You need only to have looked at the festival-esque grandstands
in the Red Bull Ring recently to know what kind of following Verstappen has. They’re just
as loud and unfiltered as that when they have something negative or disparaging
to say, too. Given the differences in attitude between the Hamilton-Mercedes
and Verstappen-RBR combos, from who kneels before the anthem and who doesn’t, to
how their bosses handle the public and what their fanbases are like, I felt dread in my
gut when I watched car 33 ricochet off car 44 and out of the race. As a
generalisation, the apparent divisions between them are not just about sport or automotive
brand loyalty. The fallout was always going to be unsavoury. Suffice to say
that when both teams had to put out statements today condemning racist abuse
towards Hamilton I wasn’t in the least bit surprised that it was necessary for
them to do so…
Regardless of which way you lean on what issue*, though, it seems
pretty clear that this rivalry is going to reach levels of intensity and
tribalism to match the days of Senna and Prost by the end of this year,
accelerated by the omnipresence of (anti)social media and the 24/7 global ‘discussion’
it facilitates.
For a long time, pretty much since Schumacher’s first retirement, I’ve increasingly been a neutral F1 fan. I want to see great racing, whether it’s for 1st, 10th or 15th place. Regarding these two, I admired Lewis Hamilton when he arrived with a bang in the late ‘00s, then I went off him for a few years, but recently I can’t help admiring him all over again for the sporting greatness he’s reached and the way he’s using his platform to try doing good things for the world – very much swimming against the surrounding tide in the process. I have equally had to just sit back and watch in awe at some of the performances Max Verstappen has put in, such as the waterproof charge to the podium from 14th at a drenched Interlagos in 2016 that comes to mind so readily. His instant impact and the way he has become a national sensation on such a scale is a rare and special thing for the sport, on its face. I just fear how ugly things may get between tribes as this all rumbles on.
This race is a
trigger point for some big things, both good and bad, for Formula 1. Let’s see
how it goes from here.
*F1’s weaksauce We
Race As One campaign is meant to encompass several different social and environmental
matters in the world, but to clarify where I am on the prevalent “issue”

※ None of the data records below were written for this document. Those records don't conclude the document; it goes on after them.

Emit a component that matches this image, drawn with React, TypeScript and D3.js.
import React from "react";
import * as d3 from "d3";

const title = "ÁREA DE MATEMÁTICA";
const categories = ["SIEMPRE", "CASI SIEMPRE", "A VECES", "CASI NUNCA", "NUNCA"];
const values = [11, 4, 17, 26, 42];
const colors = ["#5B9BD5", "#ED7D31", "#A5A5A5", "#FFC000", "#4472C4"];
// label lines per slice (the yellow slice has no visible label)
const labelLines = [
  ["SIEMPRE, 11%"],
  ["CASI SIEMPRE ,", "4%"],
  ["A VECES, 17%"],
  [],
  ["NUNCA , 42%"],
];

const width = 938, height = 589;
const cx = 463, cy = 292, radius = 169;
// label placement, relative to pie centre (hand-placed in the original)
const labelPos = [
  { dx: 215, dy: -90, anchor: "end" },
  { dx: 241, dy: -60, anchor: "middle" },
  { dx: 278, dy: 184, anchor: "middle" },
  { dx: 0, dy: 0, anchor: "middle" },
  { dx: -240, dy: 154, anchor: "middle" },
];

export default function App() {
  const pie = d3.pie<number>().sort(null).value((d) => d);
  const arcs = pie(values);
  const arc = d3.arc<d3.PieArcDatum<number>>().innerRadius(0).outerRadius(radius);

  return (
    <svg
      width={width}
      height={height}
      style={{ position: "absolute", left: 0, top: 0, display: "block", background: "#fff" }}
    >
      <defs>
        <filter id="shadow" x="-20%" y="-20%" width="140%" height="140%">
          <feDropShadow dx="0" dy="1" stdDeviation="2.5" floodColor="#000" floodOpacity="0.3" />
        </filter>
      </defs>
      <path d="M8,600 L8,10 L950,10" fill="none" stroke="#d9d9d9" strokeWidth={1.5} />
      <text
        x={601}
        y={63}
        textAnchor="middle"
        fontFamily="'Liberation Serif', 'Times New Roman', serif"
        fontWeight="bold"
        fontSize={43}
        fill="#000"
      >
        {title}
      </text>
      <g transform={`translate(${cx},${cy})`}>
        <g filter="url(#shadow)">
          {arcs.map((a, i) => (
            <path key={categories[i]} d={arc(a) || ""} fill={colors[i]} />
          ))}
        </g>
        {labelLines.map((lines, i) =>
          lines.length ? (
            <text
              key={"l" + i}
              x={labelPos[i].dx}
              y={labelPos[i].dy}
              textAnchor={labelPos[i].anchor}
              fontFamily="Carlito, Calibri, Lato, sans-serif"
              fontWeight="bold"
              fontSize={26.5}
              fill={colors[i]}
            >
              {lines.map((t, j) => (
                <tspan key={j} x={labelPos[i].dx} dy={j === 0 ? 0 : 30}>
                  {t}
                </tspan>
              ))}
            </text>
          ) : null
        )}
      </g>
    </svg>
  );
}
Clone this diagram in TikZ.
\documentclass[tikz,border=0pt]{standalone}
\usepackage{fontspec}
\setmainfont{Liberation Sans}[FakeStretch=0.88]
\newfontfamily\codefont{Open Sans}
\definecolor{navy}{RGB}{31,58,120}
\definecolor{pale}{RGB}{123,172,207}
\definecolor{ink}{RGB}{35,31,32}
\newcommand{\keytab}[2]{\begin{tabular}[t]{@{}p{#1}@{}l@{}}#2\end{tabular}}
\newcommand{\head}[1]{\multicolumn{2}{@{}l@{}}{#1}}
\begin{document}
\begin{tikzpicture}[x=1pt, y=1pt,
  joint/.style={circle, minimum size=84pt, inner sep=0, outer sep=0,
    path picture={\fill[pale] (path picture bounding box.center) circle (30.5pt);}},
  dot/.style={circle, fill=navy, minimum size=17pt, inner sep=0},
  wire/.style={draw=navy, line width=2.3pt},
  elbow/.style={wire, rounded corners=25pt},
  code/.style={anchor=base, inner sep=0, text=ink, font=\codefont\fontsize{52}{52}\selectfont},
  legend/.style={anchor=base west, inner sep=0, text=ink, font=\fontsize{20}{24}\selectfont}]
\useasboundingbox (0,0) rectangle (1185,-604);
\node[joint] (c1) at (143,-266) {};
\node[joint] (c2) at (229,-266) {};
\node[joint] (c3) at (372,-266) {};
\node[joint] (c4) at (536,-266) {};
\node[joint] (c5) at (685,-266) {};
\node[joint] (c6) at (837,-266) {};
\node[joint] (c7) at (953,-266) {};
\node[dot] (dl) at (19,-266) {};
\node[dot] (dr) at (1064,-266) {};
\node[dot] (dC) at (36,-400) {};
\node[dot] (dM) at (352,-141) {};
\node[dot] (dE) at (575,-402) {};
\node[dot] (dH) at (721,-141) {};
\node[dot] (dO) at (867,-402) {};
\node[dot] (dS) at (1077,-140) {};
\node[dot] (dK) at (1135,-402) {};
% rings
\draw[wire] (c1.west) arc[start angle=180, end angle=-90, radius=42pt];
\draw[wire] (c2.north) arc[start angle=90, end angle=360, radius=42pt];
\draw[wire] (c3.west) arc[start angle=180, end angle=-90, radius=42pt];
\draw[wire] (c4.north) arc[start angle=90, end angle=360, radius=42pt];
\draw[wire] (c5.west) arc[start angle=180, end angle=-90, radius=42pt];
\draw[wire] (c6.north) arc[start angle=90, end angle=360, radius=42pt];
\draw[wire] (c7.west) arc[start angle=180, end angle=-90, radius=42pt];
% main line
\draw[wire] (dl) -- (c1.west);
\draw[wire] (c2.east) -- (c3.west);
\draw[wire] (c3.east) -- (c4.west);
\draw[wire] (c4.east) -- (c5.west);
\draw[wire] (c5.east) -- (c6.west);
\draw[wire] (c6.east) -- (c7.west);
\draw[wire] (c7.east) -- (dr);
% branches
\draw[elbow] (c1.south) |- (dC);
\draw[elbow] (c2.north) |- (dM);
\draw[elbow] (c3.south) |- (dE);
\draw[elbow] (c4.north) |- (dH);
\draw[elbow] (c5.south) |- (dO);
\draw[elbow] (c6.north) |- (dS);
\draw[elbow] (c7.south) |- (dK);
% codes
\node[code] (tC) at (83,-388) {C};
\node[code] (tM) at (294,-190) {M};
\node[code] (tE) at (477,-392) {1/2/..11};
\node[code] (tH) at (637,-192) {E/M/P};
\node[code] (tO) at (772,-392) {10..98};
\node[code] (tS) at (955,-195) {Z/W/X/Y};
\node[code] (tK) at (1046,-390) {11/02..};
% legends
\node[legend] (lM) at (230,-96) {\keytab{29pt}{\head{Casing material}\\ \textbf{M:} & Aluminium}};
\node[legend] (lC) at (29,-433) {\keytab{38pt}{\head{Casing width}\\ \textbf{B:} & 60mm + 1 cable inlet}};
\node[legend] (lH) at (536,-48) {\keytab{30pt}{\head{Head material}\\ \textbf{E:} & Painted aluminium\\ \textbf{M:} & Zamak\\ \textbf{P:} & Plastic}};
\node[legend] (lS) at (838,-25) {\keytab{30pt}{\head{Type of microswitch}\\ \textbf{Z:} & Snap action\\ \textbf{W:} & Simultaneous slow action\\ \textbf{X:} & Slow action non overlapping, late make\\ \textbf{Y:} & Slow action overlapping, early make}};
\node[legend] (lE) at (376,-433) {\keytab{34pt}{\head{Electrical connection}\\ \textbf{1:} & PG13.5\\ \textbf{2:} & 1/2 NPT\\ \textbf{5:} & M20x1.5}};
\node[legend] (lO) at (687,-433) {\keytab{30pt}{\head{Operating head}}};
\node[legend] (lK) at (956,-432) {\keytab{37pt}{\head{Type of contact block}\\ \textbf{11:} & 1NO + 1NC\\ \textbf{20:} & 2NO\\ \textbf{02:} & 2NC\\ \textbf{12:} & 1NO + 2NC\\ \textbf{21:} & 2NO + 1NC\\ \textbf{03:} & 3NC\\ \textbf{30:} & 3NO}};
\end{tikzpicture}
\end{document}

featured in the public F1 discourse throughout today: racism is fundamentally
indefensible in any circumstance. There is no logic, there is no justification,
there is no excuse. You can be annoyed by a driver’s split-second decision-making
without hurling racial slurs at them. You manage that all the time when sniping
from afar at the white drivers, after all. No, they don’t “ask” for your myopic
shithousery by embracing their own existence or by simply being visible to you at all. No,
a driver’s skin tone isn’t an influence on their driving and so it doesn’t
factor into what happened on Sunday whatsoever. If you are so depressingly low
on tact, intellect or self-control that you can’t stop yourself from going
there then do the rest of us a favour and take your interests somewhere else
until you learn to grow out of it. Motorsport doesn’t need you until then. Nor
does any developed, even half-decent society.
That’s all I have to say. I want to think about other things now.